— BEGIN —

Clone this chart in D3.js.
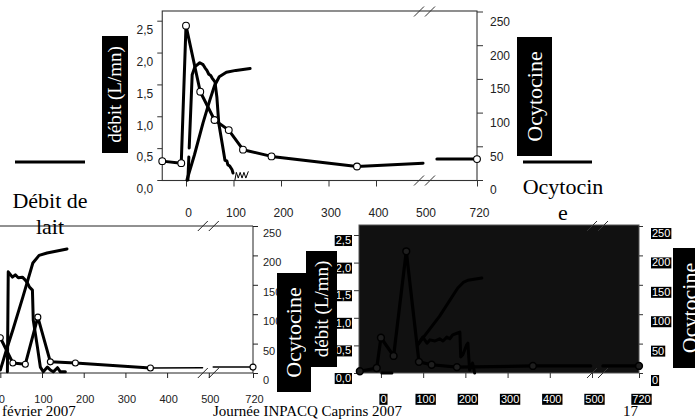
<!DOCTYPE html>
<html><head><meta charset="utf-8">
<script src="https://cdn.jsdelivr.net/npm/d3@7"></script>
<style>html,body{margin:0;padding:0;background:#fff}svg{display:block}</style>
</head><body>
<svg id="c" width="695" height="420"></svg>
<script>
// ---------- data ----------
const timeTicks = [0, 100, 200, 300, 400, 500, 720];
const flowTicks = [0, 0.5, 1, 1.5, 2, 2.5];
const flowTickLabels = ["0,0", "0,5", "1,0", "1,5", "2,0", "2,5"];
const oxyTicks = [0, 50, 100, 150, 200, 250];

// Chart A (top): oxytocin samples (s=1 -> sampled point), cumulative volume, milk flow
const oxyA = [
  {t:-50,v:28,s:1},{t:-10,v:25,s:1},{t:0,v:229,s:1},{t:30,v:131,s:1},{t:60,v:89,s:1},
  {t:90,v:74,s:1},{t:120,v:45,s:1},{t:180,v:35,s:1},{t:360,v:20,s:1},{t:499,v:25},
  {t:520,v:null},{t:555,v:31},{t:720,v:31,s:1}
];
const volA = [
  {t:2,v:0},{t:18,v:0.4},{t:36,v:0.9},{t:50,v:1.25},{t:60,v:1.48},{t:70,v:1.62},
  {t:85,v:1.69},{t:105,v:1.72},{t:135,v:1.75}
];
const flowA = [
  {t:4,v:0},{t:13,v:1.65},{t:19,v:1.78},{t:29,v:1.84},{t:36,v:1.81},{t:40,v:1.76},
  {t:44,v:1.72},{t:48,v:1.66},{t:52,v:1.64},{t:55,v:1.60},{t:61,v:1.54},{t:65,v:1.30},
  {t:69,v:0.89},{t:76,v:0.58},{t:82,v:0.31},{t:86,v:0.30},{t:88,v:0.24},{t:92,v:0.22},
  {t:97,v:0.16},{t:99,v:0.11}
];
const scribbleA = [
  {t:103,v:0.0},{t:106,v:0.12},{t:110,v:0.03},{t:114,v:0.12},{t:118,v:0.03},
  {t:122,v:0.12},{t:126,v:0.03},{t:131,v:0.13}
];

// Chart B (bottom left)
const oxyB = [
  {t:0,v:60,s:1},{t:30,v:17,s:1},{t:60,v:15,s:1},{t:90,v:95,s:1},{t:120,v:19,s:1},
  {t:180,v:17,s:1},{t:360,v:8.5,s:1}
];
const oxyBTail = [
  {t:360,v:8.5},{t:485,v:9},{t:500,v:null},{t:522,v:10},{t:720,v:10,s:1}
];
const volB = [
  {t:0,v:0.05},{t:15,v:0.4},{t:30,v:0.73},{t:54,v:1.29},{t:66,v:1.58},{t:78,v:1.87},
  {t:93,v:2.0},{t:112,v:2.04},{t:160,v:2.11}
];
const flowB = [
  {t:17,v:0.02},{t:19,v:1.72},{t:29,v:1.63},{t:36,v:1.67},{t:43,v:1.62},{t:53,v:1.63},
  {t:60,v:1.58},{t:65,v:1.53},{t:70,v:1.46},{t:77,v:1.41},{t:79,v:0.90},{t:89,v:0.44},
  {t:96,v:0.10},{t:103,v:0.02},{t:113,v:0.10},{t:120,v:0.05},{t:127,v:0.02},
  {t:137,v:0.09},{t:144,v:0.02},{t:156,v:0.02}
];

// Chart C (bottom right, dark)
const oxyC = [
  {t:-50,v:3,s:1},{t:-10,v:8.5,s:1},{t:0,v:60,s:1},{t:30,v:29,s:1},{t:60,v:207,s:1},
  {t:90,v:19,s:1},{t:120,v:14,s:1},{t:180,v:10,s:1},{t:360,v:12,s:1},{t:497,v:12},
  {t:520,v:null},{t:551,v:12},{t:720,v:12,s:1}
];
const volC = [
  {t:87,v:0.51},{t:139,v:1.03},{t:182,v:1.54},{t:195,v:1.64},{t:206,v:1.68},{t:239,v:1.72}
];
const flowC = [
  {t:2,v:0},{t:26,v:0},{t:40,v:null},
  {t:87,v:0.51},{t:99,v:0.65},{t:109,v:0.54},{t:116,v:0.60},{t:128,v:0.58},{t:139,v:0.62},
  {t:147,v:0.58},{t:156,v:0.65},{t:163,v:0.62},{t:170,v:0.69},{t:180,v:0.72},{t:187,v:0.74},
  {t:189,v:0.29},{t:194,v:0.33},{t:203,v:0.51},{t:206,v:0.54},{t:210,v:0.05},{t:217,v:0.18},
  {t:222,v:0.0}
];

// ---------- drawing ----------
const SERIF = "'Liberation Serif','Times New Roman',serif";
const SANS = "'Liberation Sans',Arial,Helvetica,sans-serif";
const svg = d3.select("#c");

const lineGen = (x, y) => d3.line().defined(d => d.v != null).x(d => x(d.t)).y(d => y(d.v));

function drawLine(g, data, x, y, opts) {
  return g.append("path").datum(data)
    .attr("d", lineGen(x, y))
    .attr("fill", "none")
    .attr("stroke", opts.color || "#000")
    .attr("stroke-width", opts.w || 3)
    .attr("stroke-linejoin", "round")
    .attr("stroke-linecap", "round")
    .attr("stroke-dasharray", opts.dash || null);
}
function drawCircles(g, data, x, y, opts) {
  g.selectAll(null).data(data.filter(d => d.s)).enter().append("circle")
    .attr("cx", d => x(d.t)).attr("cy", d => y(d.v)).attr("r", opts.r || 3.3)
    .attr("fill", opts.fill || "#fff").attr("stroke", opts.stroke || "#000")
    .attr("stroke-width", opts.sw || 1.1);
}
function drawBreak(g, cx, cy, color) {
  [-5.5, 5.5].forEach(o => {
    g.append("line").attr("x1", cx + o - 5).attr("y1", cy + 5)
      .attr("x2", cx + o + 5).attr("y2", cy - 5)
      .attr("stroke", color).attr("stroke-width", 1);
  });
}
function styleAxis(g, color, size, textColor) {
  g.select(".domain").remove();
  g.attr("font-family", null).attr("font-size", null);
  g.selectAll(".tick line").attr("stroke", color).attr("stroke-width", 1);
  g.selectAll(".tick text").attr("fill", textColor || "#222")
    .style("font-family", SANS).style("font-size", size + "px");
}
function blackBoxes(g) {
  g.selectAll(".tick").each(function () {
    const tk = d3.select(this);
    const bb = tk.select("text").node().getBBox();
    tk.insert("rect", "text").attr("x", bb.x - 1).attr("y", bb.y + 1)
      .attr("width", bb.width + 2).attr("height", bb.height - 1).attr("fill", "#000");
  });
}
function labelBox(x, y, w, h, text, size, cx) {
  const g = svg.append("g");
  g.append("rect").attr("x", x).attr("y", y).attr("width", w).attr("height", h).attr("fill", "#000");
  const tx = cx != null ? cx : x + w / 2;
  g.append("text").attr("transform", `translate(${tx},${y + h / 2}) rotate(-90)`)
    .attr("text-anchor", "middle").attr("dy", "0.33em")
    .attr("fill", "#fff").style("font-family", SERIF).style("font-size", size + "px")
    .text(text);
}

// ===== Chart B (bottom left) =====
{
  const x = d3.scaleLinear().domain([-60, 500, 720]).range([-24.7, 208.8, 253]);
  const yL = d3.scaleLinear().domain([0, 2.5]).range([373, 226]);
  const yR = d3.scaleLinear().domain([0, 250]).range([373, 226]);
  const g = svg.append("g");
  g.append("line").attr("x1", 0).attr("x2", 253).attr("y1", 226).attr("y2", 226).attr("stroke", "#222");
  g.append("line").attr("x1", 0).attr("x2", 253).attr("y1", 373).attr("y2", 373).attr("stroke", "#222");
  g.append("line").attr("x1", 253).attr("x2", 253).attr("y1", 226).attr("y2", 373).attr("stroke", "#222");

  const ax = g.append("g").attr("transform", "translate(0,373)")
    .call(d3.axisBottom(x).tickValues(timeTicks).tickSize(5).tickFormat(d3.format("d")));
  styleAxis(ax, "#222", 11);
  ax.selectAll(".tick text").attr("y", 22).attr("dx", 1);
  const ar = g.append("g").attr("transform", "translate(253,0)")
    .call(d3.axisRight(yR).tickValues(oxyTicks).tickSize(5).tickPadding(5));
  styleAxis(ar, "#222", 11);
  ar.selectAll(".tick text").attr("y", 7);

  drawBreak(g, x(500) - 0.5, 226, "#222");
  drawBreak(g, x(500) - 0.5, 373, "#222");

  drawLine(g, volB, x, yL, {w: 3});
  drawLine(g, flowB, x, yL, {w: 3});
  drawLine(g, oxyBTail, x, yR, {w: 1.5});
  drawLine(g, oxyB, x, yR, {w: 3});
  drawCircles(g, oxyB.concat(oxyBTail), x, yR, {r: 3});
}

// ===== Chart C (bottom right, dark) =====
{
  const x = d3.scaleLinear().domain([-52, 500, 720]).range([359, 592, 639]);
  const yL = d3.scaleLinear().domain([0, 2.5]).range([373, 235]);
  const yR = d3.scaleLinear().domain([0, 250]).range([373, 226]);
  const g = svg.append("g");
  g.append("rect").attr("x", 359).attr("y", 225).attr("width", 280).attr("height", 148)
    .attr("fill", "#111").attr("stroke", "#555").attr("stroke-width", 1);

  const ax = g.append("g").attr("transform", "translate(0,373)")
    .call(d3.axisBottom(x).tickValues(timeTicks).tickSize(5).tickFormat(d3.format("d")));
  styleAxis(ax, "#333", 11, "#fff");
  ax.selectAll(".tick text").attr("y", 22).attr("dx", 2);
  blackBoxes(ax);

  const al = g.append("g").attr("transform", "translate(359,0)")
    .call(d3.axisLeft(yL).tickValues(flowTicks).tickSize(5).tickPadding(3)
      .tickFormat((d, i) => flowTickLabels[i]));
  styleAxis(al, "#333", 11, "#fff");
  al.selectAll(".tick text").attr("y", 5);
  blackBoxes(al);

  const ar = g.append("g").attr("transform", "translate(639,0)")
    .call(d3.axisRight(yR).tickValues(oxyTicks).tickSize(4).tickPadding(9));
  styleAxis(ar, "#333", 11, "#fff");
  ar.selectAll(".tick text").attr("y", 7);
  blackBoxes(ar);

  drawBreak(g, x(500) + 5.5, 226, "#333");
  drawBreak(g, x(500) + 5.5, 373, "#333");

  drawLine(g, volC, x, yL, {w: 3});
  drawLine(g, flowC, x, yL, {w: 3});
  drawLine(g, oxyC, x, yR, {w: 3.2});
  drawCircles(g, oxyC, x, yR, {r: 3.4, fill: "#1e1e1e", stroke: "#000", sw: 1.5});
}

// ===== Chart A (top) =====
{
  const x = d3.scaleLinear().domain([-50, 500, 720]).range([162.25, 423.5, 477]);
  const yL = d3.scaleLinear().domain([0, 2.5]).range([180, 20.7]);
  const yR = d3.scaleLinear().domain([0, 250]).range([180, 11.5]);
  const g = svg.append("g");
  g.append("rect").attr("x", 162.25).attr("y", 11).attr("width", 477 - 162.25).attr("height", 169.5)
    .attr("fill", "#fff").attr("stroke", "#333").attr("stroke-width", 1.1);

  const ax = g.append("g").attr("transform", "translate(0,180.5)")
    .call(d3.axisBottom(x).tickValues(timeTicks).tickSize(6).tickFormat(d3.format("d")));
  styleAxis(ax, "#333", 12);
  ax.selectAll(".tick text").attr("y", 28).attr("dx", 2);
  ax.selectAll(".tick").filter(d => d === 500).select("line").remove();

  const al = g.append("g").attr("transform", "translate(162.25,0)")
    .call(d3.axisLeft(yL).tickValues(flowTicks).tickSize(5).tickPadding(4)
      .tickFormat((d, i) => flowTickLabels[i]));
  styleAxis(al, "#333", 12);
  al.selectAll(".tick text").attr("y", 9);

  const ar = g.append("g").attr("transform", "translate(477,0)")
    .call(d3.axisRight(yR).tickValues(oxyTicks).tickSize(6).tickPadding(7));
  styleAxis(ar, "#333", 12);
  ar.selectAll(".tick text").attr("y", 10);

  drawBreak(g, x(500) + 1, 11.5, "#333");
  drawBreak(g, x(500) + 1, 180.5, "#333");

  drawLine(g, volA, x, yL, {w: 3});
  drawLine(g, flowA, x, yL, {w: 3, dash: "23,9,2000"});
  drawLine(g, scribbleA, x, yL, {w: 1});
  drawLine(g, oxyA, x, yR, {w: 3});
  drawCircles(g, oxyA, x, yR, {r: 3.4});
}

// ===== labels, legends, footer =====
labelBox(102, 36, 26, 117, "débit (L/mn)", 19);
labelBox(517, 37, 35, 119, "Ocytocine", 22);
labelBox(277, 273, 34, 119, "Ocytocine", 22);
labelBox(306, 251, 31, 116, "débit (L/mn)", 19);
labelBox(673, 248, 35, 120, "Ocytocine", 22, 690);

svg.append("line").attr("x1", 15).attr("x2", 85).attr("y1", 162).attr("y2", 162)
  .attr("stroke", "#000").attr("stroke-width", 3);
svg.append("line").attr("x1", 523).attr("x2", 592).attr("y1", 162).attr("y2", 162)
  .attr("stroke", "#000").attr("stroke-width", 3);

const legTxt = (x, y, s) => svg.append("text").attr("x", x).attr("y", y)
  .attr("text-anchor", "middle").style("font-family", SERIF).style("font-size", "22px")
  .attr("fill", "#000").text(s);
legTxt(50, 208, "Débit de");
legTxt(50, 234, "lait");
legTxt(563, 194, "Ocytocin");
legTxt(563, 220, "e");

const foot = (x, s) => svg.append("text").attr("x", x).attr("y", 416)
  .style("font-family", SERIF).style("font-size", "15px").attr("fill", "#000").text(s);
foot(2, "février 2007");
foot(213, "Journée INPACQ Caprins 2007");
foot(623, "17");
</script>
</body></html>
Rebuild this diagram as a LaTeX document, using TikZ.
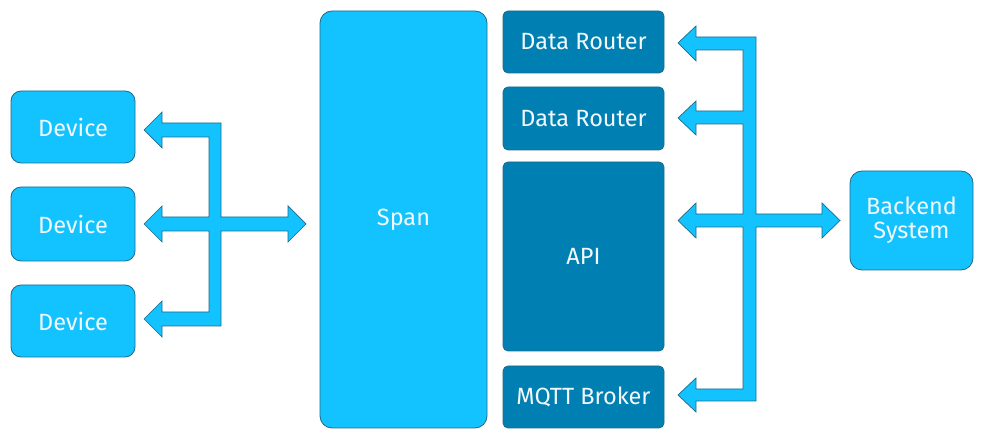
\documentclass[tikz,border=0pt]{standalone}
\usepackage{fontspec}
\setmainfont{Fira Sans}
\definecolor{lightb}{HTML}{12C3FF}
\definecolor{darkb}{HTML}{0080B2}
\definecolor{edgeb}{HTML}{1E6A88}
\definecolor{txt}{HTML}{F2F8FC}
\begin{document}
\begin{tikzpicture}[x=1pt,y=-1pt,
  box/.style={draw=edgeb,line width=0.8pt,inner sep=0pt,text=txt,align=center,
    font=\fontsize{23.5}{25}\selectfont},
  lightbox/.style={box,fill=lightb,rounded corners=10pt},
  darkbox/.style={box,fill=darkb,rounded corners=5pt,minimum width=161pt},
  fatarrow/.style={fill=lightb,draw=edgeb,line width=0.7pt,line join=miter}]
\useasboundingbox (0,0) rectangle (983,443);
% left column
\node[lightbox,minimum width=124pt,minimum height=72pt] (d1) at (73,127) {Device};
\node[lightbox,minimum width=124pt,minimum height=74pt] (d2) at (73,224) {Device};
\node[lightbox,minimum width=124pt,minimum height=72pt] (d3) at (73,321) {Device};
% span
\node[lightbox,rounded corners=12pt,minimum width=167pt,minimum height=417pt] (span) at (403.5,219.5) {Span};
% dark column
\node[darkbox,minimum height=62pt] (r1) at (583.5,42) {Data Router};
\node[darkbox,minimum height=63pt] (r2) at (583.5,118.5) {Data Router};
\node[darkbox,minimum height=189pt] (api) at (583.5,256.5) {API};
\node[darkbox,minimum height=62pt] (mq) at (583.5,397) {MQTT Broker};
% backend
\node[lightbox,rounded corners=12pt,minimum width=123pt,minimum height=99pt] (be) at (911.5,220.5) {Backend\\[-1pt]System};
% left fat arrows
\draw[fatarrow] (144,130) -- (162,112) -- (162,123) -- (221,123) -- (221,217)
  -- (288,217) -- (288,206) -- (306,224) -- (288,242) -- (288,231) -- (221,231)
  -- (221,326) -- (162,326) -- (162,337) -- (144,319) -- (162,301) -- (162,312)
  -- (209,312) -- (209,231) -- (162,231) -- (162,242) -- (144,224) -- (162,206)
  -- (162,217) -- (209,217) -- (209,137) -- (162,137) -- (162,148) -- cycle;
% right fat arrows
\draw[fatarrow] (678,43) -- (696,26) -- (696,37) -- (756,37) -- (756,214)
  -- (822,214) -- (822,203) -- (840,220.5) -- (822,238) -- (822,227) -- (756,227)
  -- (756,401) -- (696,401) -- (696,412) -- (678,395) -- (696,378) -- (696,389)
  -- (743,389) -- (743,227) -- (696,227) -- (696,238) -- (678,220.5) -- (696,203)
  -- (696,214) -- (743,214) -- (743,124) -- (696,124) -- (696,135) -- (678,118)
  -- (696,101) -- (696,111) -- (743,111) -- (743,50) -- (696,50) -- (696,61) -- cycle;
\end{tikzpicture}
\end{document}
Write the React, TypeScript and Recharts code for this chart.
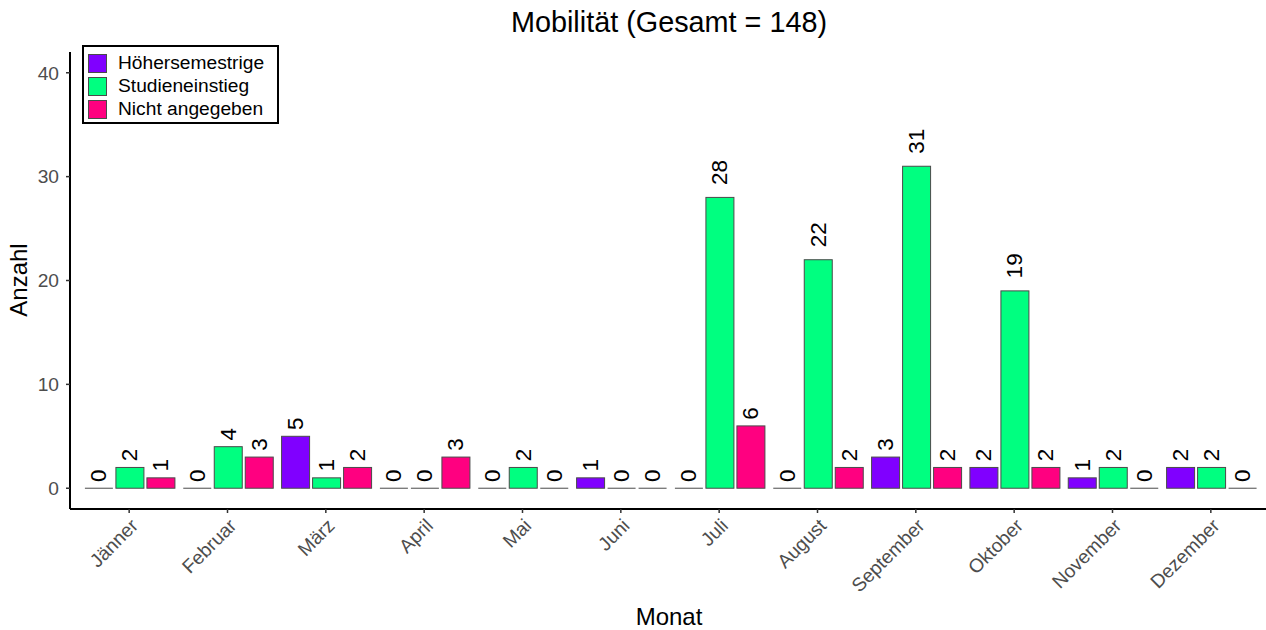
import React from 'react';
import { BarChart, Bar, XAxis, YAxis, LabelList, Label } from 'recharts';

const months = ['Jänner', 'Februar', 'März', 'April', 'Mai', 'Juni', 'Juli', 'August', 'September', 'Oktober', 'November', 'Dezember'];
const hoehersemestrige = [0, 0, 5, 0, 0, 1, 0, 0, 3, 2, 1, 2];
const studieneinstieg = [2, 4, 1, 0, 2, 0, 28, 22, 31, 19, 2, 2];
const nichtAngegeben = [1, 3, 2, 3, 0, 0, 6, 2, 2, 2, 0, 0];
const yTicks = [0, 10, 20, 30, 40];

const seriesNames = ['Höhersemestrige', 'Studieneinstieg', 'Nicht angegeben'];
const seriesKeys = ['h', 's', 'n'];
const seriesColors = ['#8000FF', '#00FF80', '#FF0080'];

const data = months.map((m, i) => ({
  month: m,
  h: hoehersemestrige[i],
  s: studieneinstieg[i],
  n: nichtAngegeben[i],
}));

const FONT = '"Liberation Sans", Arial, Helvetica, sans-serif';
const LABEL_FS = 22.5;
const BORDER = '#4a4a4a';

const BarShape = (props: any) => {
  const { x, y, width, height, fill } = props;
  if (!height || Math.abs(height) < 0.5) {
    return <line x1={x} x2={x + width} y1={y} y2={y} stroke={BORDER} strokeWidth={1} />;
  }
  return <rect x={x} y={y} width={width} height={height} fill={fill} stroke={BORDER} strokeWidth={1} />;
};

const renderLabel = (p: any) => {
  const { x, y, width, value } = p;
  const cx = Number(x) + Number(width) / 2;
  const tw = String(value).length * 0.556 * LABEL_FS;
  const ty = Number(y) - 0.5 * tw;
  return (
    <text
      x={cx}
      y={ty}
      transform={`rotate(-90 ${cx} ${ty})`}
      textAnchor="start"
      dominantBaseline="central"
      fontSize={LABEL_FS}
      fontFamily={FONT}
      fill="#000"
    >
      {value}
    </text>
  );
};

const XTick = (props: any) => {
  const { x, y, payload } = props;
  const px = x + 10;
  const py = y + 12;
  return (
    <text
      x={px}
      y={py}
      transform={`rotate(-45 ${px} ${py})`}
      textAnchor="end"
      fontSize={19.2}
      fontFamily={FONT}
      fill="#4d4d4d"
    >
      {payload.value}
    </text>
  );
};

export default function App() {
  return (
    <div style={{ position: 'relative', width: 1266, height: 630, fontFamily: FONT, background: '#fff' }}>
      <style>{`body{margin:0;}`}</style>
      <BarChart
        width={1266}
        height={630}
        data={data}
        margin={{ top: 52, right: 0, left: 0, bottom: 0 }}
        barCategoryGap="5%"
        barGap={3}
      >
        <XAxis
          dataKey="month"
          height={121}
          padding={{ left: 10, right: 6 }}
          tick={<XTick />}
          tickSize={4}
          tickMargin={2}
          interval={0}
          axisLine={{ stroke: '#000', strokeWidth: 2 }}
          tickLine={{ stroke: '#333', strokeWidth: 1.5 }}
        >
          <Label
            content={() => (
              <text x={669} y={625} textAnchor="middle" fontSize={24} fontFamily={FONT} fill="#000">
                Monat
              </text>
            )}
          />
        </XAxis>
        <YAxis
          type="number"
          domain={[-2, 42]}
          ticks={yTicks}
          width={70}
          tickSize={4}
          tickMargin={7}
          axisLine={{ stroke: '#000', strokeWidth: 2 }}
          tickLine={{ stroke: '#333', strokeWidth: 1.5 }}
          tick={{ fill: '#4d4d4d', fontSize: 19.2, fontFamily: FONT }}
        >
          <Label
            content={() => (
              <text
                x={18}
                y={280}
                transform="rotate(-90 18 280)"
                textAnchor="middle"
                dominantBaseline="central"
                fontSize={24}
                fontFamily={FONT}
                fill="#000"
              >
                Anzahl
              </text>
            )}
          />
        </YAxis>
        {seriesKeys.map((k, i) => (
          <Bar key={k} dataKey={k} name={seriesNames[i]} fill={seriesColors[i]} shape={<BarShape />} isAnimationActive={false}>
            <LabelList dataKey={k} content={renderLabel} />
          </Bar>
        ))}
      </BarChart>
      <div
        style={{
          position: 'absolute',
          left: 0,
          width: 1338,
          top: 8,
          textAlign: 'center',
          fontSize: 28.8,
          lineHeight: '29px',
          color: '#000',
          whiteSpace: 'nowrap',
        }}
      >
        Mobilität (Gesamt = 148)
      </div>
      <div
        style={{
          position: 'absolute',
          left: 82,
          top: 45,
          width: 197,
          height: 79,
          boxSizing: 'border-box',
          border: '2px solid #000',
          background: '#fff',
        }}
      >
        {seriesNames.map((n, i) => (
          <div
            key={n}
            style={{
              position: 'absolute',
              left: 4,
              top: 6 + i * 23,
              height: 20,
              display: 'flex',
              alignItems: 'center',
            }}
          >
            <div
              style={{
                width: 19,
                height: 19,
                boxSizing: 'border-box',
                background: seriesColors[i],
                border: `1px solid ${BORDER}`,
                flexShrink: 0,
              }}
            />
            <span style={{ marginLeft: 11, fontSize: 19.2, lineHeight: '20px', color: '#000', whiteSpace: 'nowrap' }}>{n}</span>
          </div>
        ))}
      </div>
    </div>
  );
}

— END —

● **EXERCISE PROMPT**
From the first line of the material down to the line containing "const oxyTicks = [0, 50, 100, 150, 200, 250];", inclusive, return each line exactly, skipping any picture.

● **TASK OUTPUT**
Clone this chart in D3.js.
<!DOCTYPE html>
<html><head><meta charset="utf-8">
<script src="https://cdn.jsdelivr.net/npm/d3@7"></script>
<style>html,body{margin:0;padding:0;background:#fff}svg{display:block}</style>
</head><body>
<svg id="c" width="695" height="420"></svg>
<script>
// ---------- data ----------
const timeTicks = [0, 100, 200, 300, 400, 500, 720];
const flowTicks = [0, 0.5, 1, 1.5, 2, 2.5];
const flowTickLabels = ["0,0", "0,5", "1,0", "1,5", "2,0", "2,5"];
const oxyTicks = [0, 50, 100, 150, 200, 250];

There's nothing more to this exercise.